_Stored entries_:
::::::

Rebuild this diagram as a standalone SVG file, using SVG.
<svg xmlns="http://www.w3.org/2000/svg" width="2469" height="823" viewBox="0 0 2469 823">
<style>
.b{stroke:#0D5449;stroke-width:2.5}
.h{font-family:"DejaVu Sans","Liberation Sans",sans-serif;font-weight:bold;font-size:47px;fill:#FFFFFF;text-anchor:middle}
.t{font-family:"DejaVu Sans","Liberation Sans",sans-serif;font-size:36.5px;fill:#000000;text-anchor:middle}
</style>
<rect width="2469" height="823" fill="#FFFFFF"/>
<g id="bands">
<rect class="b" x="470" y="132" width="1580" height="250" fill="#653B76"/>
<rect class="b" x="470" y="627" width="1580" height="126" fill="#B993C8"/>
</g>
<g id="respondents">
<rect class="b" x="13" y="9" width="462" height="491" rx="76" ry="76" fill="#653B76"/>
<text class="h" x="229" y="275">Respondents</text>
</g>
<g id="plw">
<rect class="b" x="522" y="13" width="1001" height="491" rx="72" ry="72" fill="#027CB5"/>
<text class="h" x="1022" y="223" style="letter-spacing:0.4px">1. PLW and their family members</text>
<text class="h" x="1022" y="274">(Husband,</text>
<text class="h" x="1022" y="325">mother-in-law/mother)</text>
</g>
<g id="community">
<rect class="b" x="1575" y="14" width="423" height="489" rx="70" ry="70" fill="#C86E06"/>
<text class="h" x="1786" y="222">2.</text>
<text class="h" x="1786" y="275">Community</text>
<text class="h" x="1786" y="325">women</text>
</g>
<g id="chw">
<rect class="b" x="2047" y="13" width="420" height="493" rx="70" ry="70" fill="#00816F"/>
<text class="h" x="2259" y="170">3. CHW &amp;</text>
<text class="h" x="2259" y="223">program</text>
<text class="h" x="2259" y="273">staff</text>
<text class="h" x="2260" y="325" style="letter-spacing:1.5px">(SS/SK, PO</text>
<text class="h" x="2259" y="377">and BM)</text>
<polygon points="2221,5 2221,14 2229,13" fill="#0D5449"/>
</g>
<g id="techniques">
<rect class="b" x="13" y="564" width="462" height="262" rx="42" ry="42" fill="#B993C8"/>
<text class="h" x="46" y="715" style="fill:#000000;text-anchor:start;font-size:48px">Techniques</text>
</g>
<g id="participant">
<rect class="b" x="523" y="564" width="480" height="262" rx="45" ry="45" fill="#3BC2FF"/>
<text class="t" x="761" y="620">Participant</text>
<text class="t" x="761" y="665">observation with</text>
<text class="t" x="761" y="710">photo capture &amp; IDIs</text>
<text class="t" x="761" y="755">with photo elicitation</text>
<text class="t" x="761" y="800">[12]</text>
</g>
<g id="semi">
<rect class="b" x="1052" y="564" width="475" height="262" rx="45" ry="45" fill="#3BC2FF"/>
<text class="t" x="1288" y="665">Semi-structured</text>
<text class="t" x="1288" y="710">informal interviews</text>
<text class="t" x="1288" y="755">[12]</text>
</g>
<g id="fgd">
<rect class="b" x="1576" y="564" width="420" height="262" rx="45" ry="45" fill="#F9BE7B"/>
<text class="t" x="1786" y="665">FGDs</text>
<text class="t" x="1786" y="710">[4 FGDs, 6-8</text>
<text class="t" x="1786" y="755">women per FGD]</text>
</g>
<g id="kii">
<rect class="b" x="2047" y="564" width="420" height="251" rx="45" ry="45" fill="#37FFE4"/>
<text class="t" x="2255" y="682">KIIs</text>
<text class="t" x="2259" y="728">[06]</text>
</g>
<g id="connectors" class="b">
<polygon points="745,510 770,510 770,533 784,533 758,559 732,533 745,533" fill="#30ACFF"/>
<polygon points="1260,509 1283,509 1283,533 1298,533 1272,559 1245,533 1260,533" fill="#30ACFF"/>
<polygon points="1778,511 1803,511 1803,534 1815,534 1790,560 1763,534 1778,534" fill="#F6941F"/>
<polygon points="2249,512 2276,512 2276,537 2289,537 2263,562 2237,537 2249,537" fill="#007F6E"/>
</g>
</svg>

::::::

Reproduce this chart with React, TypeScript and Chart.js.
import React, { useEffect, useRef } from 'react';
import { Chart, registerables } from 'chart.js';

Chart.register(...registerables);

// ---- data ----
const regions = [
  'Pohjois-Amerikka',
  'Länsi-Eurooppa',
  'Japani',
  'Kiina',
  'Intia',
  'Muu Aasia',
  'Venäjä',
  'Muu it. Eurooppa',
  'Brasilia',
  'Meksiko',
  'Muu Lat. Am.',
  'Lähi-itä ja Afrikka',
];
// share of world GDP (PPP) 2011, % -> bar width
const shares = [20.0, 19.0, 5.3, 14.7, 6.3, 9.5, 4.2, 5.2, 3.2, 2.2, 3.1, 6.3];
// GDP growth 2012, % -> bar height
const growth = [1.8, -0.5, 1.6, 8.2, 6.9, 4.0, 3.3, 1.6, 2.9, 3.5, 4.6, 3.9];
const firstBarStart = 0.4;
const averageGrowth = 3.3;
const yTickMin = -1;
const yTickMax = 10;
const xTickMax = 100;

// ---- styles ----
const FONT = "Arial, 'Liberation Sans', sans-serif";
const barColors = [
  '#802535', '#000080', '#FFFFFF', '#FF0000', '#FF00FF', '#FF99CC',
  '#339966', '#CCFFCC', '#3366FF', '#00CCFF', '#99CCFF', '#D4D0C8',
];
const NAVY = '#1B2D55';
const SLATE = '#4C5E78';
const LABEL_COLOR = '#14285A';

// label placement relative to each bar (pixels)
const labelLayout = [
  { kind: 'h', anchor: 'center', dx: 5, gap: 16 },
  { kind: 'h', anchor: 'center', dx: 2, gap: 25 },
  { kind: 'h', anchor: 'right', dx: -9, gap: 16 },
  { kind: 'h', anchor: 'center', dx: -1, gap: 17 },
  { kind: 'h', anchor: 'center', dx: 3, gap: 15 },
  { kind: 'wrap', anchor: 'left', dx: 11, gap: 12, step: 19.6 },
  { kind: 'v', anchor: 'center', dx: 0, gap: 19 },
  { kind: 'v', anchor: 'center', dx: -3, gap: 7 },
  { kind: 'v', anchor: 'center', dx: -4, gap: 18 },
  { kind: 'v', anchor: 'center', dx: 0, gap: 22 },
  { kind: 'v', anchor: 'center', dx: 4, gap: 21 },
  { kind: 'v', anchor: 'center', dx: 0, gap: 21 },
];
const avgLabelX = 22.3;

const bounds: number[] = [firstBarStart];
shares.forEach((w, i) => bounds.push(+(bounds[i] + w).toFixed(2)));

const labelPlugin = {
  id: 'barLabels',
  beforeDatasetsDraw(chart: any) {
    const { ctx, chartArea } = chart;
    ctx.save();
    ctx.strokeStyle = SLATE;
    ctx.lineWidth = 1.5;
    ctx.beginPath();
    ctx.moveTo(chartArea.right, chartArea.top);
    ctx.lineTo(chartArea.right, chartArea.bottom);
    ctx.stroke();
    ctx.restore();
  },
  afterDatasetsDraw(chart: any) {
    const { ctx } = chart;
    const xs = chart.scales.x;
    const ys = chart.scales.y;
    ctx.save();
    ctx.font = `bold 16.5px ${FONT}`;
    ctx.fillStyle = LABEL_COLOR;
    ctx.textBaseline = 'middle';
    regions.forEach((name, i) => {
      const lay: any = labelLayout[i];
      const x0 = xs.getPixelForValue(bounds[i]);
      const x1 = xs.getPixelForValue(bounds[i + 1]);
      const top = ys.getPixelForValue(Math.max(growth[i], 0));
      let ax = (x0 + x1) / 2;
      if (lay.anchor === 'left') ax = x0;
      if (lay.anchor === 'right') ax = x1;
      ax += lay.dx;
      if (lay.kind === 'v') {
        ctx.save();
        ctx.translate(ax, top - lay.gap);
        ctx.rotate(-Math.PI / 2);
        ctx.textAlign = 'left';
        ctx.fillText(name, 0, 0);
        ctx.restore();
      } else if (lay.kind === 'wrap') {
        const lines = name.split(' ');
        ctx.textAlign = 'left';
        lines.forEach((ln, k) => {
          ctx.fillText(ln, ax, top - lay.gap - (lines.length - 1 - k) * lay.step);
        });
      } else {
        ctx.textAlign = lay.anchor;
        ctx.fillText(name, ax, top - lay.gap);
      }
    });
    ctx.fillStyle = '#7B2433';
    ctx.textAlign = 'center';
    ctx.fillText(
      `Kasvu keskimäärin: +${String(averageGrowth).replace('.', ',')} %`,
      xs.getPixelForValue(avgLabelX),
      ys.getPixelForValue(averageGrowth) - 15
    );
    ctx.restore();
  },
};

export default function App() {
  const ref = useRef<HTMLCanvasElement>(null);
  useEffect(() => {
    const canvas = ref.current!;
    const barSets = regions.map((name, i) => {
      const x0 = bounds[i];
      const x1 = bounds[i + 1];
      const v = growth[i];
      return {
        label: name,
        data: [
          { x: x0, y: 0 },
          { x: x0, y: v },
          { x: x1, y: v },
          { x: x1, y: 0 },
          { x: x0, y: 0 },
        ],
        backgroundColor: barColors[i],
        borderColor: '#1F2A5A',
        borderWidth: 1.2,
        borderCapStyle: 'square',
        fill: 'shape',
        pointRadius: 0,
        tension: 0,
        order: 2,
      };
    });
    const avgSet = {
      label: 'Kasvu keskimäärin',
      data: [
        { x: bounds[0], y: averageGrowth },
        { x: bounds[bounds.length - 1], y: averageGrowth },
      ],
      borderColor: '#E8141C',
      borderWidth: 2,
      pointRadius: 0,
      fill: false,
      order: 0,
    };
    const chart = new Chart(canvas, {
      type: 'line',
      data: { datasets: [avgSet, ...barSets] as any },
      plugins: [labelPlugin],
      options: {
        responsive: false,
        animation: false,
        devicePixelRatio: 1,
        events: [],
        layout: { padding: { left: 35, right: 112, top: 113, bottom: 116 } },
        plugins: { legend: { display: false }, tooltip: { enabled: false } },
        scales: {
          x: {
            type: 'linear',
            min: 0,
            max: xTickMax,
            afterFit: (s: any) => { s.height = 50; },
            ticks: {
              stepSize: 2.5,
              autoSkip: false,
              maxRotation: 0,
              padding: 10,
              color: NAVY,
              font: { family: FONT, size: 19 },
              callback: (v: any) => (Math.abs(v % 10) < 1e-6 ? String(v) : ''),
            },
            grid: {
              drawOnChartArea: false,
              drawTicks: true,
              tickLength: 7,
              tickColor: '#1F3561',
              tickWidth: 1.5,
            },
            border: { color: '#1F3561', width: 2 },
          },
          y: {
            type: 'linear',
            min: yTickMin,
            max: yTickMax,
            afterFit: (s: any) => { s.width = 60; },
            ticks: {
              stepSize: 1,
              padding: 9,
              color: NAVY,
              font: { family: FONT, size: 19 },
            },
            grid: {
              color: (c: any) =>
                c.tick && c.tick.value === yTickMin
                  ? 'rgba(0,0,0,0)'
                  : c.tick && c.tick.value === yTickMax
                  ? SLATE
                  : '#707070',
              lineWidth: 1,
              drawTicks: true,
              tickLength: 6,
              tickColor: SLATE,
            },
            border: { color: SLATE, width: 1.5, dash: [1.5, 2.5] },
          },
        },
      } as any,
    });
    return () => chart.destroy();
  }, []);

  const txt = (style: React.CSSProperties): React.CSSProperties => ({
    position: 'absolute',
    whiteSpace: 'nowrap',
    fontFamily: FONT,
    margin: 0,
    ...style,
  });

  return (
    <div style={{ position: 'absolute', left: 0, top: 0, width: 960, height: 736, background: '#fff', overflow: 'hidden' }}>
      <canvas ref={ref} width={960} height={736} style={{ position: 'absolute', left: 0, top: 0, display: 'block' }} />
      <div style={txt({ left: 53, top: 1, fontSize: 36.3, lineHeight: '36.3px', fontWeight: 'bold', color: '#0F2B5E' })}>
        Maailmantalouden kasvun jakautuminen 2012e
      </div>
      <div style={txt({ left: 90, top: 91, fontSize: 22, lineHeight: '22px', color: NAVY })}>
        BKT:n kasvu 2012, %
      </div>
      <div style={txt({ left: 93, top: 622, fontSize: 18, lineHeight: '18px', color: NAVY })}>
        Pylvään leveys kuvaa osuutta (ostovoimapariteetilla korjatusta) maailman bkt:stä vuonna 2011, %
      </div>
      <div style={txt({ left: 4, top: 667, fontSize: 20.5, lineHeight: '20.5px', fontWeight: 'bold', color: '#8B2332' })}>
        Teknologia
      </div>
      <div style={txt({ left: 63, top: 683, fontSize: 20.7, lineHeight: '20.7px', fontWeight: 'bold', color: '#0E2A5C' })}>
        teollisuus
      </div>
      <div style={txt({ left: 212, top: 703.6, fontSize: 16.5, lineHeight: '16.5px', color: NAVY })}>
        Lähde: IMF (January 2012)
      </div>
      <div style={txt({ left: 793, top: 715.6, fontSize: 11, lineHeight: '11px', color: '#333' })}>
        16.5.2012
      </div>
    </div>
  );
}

::::::

_Problem requirements_:
Within the listing above, extract exactly the lines from the line with "Reproduce this chart" to the line with "const LABEL_COLOR = '#14285A';", the two named lines included, and no others.

_Exercise response_:
Reproduce this chart with React, TypeScript and Chart.js.
import React, { useEffect, useRef } from 'react';
import { Chart, registerables } from 'chart.js';

Chart.register(...registerables);

// ---- data ----
const regions = [
  'Pohjois-Amerikka',
  'Länsi-Eurooppa',
  'Japani',
  'Kiina',
  'Intia',
  'Muu Aasia',
  'Venäjä',
  'Muu it. Eurooppa',
  'Brasilia',
  'Meksiko',
  'Muu Lat. Am.',
  'Lähi-itä ja Afrikka',
];
// share of world GDP (PPP) 2011, % -> bar width
const shares = [20.0, 19.0, 5.3, 14.7, 6.3, 9.5, 4.2, 5.2, 3.2, 2.2, 3.1, 6.3];
// GDP growth 2012, % -> bar height
const growth = [1.8, -0.5, 1.6, 8.2, 6.9, 4.0, 3.3, 1.6, 2.9, 3.5, 4.6, 3.9];
const firstBarStart = 0.4;
const averageGrowth = 3.3;
const yTickMin = -1;
const yTickMax = 10;
const xTickMax = 100;

// ---- styles ----
const FONT = "Arial, 'Liberation Sans', sans-serif";
const barColors = [
  '#802535', '#000080', '#FFFFFF', '#FF0000', '#FF00FF', '#FF99CC',
  '#339966', '#CCFFCC', '#3366FF', '#00CCFF', '#99CCFF', '#D4D0C8',
];
const NAVY = '#1B2D55';
const SLATE = '#4C5E78';
const LABEL_COLOR = '#14285A';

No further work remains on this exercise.